The Chinese government and the Chinese minister of education oversee Confucius Institutes and Confucius Classrooms in the United States. Confucius Institutes are usually at institutions of higher learning, while Confucius Classrooms are in local school districts.
The local districts must pay modest, one-time costs for visas and miscellaneous expenses for instructors, about $1,000. The instructors are paid by the Chinese government; local districts must apply to become Confucius Classrooms.
The Maine Confucius Institute is housed at the University of Southern Maine. Portland Public Schools and the Oxford Hills school district (School Administrative District 17) both have Confucius Classrooms teaching Mandarin and Chinese culture.

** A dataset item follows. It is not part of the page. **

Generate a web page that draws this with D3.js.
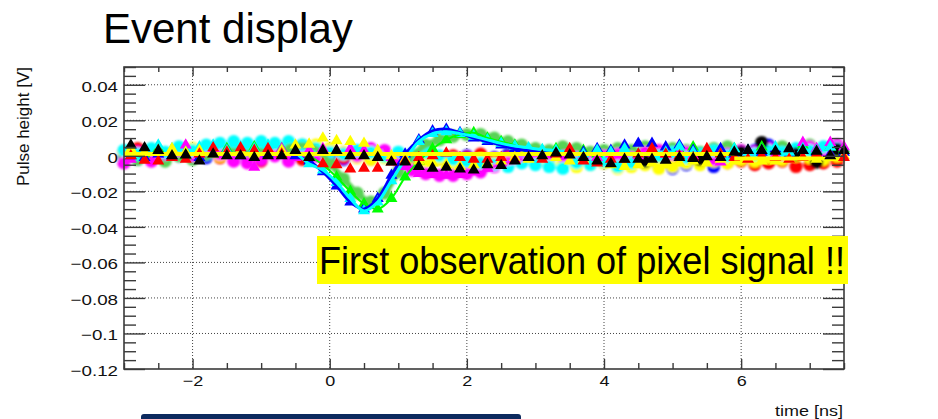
<!DOCTYPE html>
<html>
<head>
<meta charset="utf-8">
<script src="https://cdn.jsdelivr.net/npm/d3@7"></script>
<style>
  html, body { margin: 0; padding: 0; background: #fff; }
  svg { display: block; font-family: "Liberation Sans", Arial, Helvetica, sans-serif; }
</style>
</head>
<body>
<svg id="chart" width="938" height="419"></svg>
<script>
// Sample times [ns] of the triangle-marker waveforms
const timesTri = [-2.9, -2.7, -2.5, -2.3, -2.1, -1.9, -1.7, -1.5, -1.3, -1.1,
  -0.9, -0.7, -0.5, -0.3, -0.1, 0.1, 0.3, 0.5, 0.7, 0.9,
  1.1, 1.3, 1.5, 1.7, 1.9, 2.1, 2.3, 2.5, 2.7, 2.9,
  3.1, 3.3, 3.5, 3.7, 3.9, 4.1, 4.3, 4.5, 4.7, 4.9,
  5.1, 5.3, 5.5, 5.7, 5.9, 6.1, 6.3, 6.5, 6.7, 6.9,
  7.1, 7.3, 7.5];

// Sample times [ns] of the circle-marker waveforms
const timesCirc = [-3.0, -2.8, -2.6, -2.4, -2.2, -2.0, -1.8, -1.6, -1.4, -1.2,
  -1.0, -0.8, -0.6, -0.4, -0.2, 0.0, 0.2, 0.4, 0.6, 0.8,
  1.0, 1.2, 1.4, 1.6, 1.8, 2.0, 2.2, 2.4, 2.6, 2.8,
  3.0, 3.2, 3.4, 3.6, 3.8, 4.0, 4.2, 4.4, 4.6, 4.8,
  5.0, 5.2, 5.4, 5.6, 5.8, 6.0, 6.2, 6.4, 6.6, 6.8,
  7.0, 7.2, 7.4];

// Pulse heights in mV, triangle markers
const triBlack = [6, 4.5, 3, 0, 0.5, -3, 1, 0, 0, -1,
  0, 0, 3, -1, 3, 3, 0, 0, -1, -3.5,
  -3.5, -6, -7, -6.5, -7.5, -8, -5, -5.5, -3, -1,
  0, 1.5, 0.5, -1, -3, -4.5, -2, -2, -2, -2.5,
  -1, -1.5, -0.5, -1, 2, 3, 3, 2.5, 4, 3,
  2.5, 0, 3];
const triRed = [0, -2.5, -3, -1, -2, 1, 4.5, 2, 4.5, 3,
  4, 1, 2, -1, -4.5, -5, -7.5, -7, -7, -3.5,
  -3, -1, 0, 1.5, -1, -2, -2, -1, -2.5, -1,
  -2, 1, 4, -3, -4, -2, -2, 1, 4, 1,
  0, -1, 4, 1, -1, -2, 0, -1, -2, -1,
  1, 0, -1];
const triYellow = [4, 2, 3, 4, 2, 3, 1, 2, 3, 1,
  3, 3, 6, 6.5, 10, 8.5, 8, 7, 3, 0,
  -2, -3, -4, -5, -6, -5, -4, -3, -1, -2,
  0, -1, -3, -2, -3, -5, -6, -5, -4, -5,
  -4, -3, -4, -2, -3, -2, -3, -3, -2, -1,
  -2, -1, 0];
const triMagenta = [-2, 3, 1, -1, 6, 1, 3, 0, 2, -6.5,
  1, 4, -1, 3, 4, 3, 4, 3, 2, -1,
  -6, -10, -10.5, -11, -10.5, -9, -7, -4, -2, -1,
  0, 1, 3, 0, -1, 1, 2, 0, 3, 1,
  2, 0, 2, -3.5, 1, 2, 3, 1, 4, 7.5,
  4, 7.5, 5];
const triGreen = [2, 1, 4, 2, 0, 3, 1, 4, 2, 5,
  3, 4, 2, 0, -5, -12, -20, -27, -30, -24,
  -12, -3, 4, 9, 12, 13, 10, 8, 6, 4,
  3, 4, 2, 3, 1, 2, 3, 1, 4, 2,
  3, 5, 3, 2, 4, 3, 5, 3, 4, 6,
  3, 5, 4];
const triCyan = [5, 3, 6, 4, 2, 5, 6, 3, 5, 4,
  6, 3, 2, -4.5, -8, -15, -24, -31, -26, -14,
  -2, 8, 12.5, 13.5, 12.5, 11, 9, 7, 5.5, 4.5,
  3.5, 3, 2, 1, 3, 2, 4, 1, 3, 2,
  5, 2, 3, 1, 4, 2, 3, 5, 2, 4,
  3, 5, 3];
const triBlue = [0, -1, 1, 0, 2, -1, 1, 3, 0, 2,
  1, 3, 0, -3, -9, -17, -26, -30, -24, -11,
  1, 9, 14, 15, 13, 10, 8, 6, 4, 3,
  2, 1, 3, 2, 4, 3, 6, 7, 7, 5,
  6, 3, 2, 4, 1, 3, 2, 4, 1, 3,
  2, 1, 2];

// Pulse heights in mV, circle markers
const circGreen = [-3, -2, 1, -3, 0, -2, 1, 3, 4, 3,
  5, 4, 5, 6, 4, -4, -13, -21, -26, -21,
  -9, 0, 6, 9, 11, 12, 12, 10, 8, 6,
  4, 3, 5, 4, 2, 3, 4, 3, 5, 3,
  4, 3, 2, 4, 5, 3, 2, 4, 5, 3,
  6, 4, 3];
const circCyan = [3, 1, 4, 2, 5, 3, 6, 7, 8, 7,
  8, 7, 8, 6, 4, 2, 1, 3, 2, 0,
  2, 1, 2, 0, -2, -3, -4, -5, -6, -4,
  -5, -6, -7, -4, -5, -3, -6, -4, -3, 0,
  2, -1, 1, 3, 0, 2, 1, 3, 2, 4,
  3, 5, 4];
const circMagenta = [-4, 2, -3, 1, 3, 0, 4, 1, -3, -4,
  -2, 0, -3, 2, 0, 2, 1, 0, 4, 3,
  -3, -8, -10, -11, -11, -10, -9, -6, -4, -2,
  0, 1, 0, -1, -2, 0, 1, -1, 2, 3,
  1, 2, 0, -2, 1, 3, 2, 4, 1, 3,
  5, 2, 6];
const circRed = [2, 4, 0, -2, 3, 1, 4, -1, 2, 0,
  -3, 1, 3, -2, 0, 2, -1, 1, -2, 0,
  -2, -1, -3, -2, 0, -1, 1, -2, -1, 0,
  -2, 1, -1, 0, -3, -2, -4, -2, 0, -1,
  -3, -1, 0, -2, -4, -3, -5, -4, -3, -6,
  -5, -4, -3];
const circYellow = [2, 0, 3, 1, 2, 4, 1, 0, 3, 2,
  0, 2, 4, 5, 6, 4, 2, -1, -2, -1,
  0, -2, -3, -2, -4, -3, -2, -4, -3, -2,
  -3, -5, -4, -6, -5, -4, -7, -6, -5, -7,
  -6, -4, -5, -3, -4, -2, -3, -1, -2, 0,
  -1, -2, 0];
const circBlue = [0, -2, 1, -1, 0, 2, -1, 0, 1, -1,
  0, 2, 0, -1, 1, 0, -2, 0, -1, 1,
  0, -1, 0, -2, -1, 0, -2, -1, 1, 0,
  -2, -1, 0, -3, -2, -4, -3, -5, -4, -6,
  -7, -5, -4, -6, -3, -1, 3, 6, 4, 2,
  0, 3, 1];
const circBlackTimes = [4.6, 5.4, 6.0, 6.3, 6.8, 7.1, 7.4];
const circBlack = [-3, -2, 2, 7.5, 1, -3.5, 3.5];

// Flat baseline fit [mV]; null splits it into two pieces
const baseTimes = [-3.0, 5.9, 5.9, 5.9, 7.4];
const baseLevel = [1, 1, null, -1.5, -1.5];

// Axis ticks
const xTickValues = [-2, 0, 2, 4, 6];
const xTickLabels = ["\u22122", "0", "2", "4", "6"];
const yTickValues = [-0.12, -0.1, -0.08, -0.06, -0.04, -0.02, 0, 0.02, 0.04];
const yTickLabels = ["\u22120.12", "\u22120.1", "\u22120.08", "\u22120.06", "\u22120.04", "\u22120.02", "0", "0.02", "0.04"];

const svg = d3.select("#chart");
const L = 124, R = 844, T = 67, B = 369;
const x = d3.scaleLinear().domain([-3, 7.5]).range([L, R]);
const y = d3.scaleLinear().domain([-0.12, 0.05]).range([B, T]);
const mv = v => y(v / 1000);

const defs = svg.append("defs");
defs.append("filter").attr("id", "soft").attr("x", "-20%").attr("y", "-20%").attr("width", "140%").attr("height", "140%")
  .append("feGaussianBlur").attr("stdDeviation", 0.9);
defs.append("filter").attr("id", "soft2").attr("x", "-20%").attr("y", "-20%").attr("width", "140%").attr("height", "140%")
  .append("feGaussianBlur").attr("stdDeviation", 0.35);

// Dotted grid at the major ticks
const grid = svg.append("g").attr("stroke", "#444").attr("stroke-width", 1).attr("stroke-dasharray", "1,2");
grid.selectAll("line.gx").data(xTickValues).join("line")
  .attr("x1", d => x(d)).attr("x2", d => x(d)).attr("y1", T).attr("y2", B);
grid.selectAll("line.gy").data(yTickValues.filter(v => v > -0.12)).join("line")
  .attr("x1", L).attr("x2", R).attr("y1", d => y(d)).attr("y2", d => y(d));

const pairs = (ts, vs) => ts.map((t, i) => ({ t, v: vs[i] }));

function circles(layer, ts, vs, color) {
  layer.append("g").selectAll("circle").data(pairs(ts, vs)).join("circle")
    .attr("cx", d => x(d.t)).attr("cy", d => mv(d.v)).attr("r", 6.6).attr("fill", color);
}
const tri = d3.symbol().type(d3.symbolTriangle).size(62);
function triangles(layer, ts, vs, color) {
  layer.append("g").selectAll("path").data(pairs(ts, vs)).join("path")
    .attr("d", tri).attr("fill", color)
    .attr("transform", d => `translate(${x(d.t)},${mv(d.v)})`);
}
function trace(layer, ts, vs, lo, hi, color, width) {
  const pts = pairs(ts, vs).filter(d => d.t >= lo && d.t <= hi);
  layer.append("path").datum(pts)
    .attr("d", d3.line().x(d => x(d.t)).y(d => mv(d.v)).curve(d3.curveCatmullRom))
    .attr("fill", "none").attr("stroke", color).attr("stroke-width", width)
    .attr("stroke-linejoin", "round").attr("stroke-linecap", "round");
}

// Circle markers (soft)
const circLayer = svg.append("g").attr("filter", "url(#soft)");
circles(circLayer, timesCirc, circBlue, "#0000ff");
circles(circLayer, timesCirc, circRed, "#ff0000");
circles(circLayer, timesCirc, circYellow, "#ffff00");
circles(circLayer, timesCirc, circGreen, "#59d354");
circles(circLayer, timesCirc, circMagenta, "#ff00ff");
circles(circLayer, timesCirc, circCyan, "#00ffff");
circles(circLayer, circBlackTimes, circBlack, "#000000");
trace(circLayer, timesCirc, circGreen, -0.6, 3.4, "#59d354", 6);
trace(circLayer, timesCirc, circMagenta, 0.8, 2.8, "#ff00ff", 5);

// Triangle markers and pulse traces
const triLayer = svg.append("g").attr("filter", "url(#soft2)");
triangles(triLayer, timesTri, triGreen, "#00ff00");
triangles(triLayer, timesTri, triMagenta, "#ff00ff");
triangles(triLayer, timesTri, triBlue, "#0000ff");
triangles(triLayer, timesTri, triCyan, "#00ffff");
trace(triLayer, timesTri, triGreen, -0.4, 2.8, "#00ff00", 2);
trace(triLayer, timesTri, triBlue, -0.6, 3.6, "#0000ff", 3);
trace(triLayer, timesTri, triCyan, -0.6, 3.8, "#00ffff", 3);
triangles(triLayer, timesTri, triYellow, "#ffff00");
triangles(triLayer, timesTri, triRed, "#ff0000");
triLayer.append("path").datum(pairs(baseTimes, baseLevel))
  .attr("d", d3.line().defined(d => d.v !== null).x(d => x(d.t)).y(d => mv(d.v)))
  .attr("fill", "none").attr("stroke", "#ffff00").attr("stroke-width", 4);
triangles(triLayer, timesTri, triBlack, "#000000");

// Axes: ticks drawn on the inside of the frame, labels outside
const axisColor = "#3a3a3a";
function styleAxis(g) {
  g.select(".domain").remove();
  g.selectAll(".tick line").attr("stroke", axisColor).attr("stroke-width", 1.4);
}
const xMinor = d3.range(-3, 7.51, 0.5).filter(v => !xTickValues.includes(v));
const yMinor = d3.range(-120, 50.1, 5).map(v => v / 1000).filter(v => !yTickValues.some(m => Math.abs(m - v) < 1e-9));

// bottom
svg.append("g").attr("transform", `translate(0,${B})`)
  .call(d3.axisBottom(x).tickValues(xMinor).tickSize(-6).tickFormat("")).call(styleAxis);
const xAx = svg.append("g").attr("transform", `translate(0,${B})`)
  .call(d3.axisBottom(x).tickValues(xTickValues).tickSize(-10).tickFormat((d, i) => xTickLabels[i])).call(styleAxis);
xAx.selectAll("text").attr("y", 17).attr("dy", null).attr("fill", "#111")
  .attr("font-size", 15).attr("font-family", "Liberation Sans, Arial, sans-serif");
// top
svg.append("g").attr("transform", `translate(0,${T})`)
  .call(d3.axisTop(x).tickValues(xMinor).tickSize(-5).tickFormat("")).call(styleAxis);
svg.append("g").attr("transform", `translate(0,${T})`)
  .call(d3.axisTop(x).tickValues(xTickValues).tickSize(-9).tickFormat("")).call(styleAxis);
// left
svg.append("g").attr("transform", `translate(${L},0)`)
  .call(d3.axisLeft(y).tickValues(yMinor).tickSize(-12).tickFormat("")).call(styleAxis);
const yAx = svg.append("g").attr("transform", `translate(${L},0)`)
  .call(d3.axisLeft(y).tickValues(yTickValues).tickSize(-21).tickFormat((d, i) => yTickLabels[i])).call(styleAxis);
yAx.selectAll("text").attr("x", -6).attr("dy", "0.42em").attr("fill", "#111")
  .attr("font-size", 15).attr("font-family", "Liberation Sans, Arial, sans-serif");
// right
svg.append("g").attr("transform", `translate(${R},0)`)
  .call(d3.axisRight(y).tickValues(yMinor).tickSize(-12).tickFormat("")).call(styleAxis);
svg.append("g").attr("transform", `translate(${R},0)`)
  .call(d3.axisRight(y).tickValues(yTickValues).tickSize(-21).tickFormat("")).call(styleAxis);

// Tick labels are drawn slightly wide
function widen(sel, k) {
  sel.each(function () {
    const w = this.getComputedTextLength();
    d3.select(this).attr("textLength", w * k).attr("lengthAdjust", "spacingAndGlyphs");
  });
}
widen(xAx.selectAll("text"), 1.2);
widen(yAx.selectAll("text"), 1.25);

// Frame
svg.append("rect").attr("x", L).attr("y", T).attr("width", R - L).attr("height", B - T)
  .attr("fill", "none").attr("stroke", axisColor).attr("stroke-width", 1.6);

// Axis titles
const xt = svg.append("text").attr("x", 843).attr("y", 416).attr("text-anchor", "end")
  .attr("font-size", 15).attr("fill", "#111").text("time [ns]");
widen(xt, 1.2);
svg.append("text").attr("transform", "translate(28.5,67) rotate(-90)").attr("text-anchor", "end")
  .attr("font-size", 17).attr("fill", "#111").text("Pulse height [V]");

// Title
svg.append("text").attr("x", 103).attr("y", 43).attr("font-size", 42).attr("fill", "#000")
  .text("Event display");

// Highlight box
svg.append("rect").attr("x", 317).attr("y", 236).attr("width", 531).attr("height", 48).attr("fill", "#ffff00");
svg.append("text").attr("x", 319).attr("y", 273.5).attr("font-size", 39).attr("fill", "#000")
  .attr("textLength", 526).attr("lengthAdjust", "spacingAndGlyphs")
  .text("First observation of pixel signal !!");

// Navy bar at the bottom edge
svg.append("rect").attr("x", 141).attr("y", 414).attr("width", 380).attr("height", 14).attr("rx", 3)
  .attr("fill", "#0c2a5e");
</script>
</body>
</html>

Some parents have made impassioned pleas for Chinese to be taught in Scarborough schools. The Board of Education chairwoman, Donna Beeley, told me that Scarborough looked into the Confucius Institute program last year, but chose not to pursue it.
The district couldn’t meet the December deadline, and there was already a teacher on the payroll who was certified by the Confucius Institute to teach Mandarin. That teacher is not teaching Mandarin because he is teaching something else.
So instead of focusing on a timely application to a program that is essentially free – costing about $1,000 – the board continually submits a budget to the public asking to hire a full-time teacher at considerably more than $1,000. We have a teacher on the payroll who could teach Mandarin, but we are using him for something else. The impassioned parental pleas go unanswered. The school budget goes up.
Is it any wonder why people have such little faith that government and governing bodies like the Board of Education are looking out for our best interests?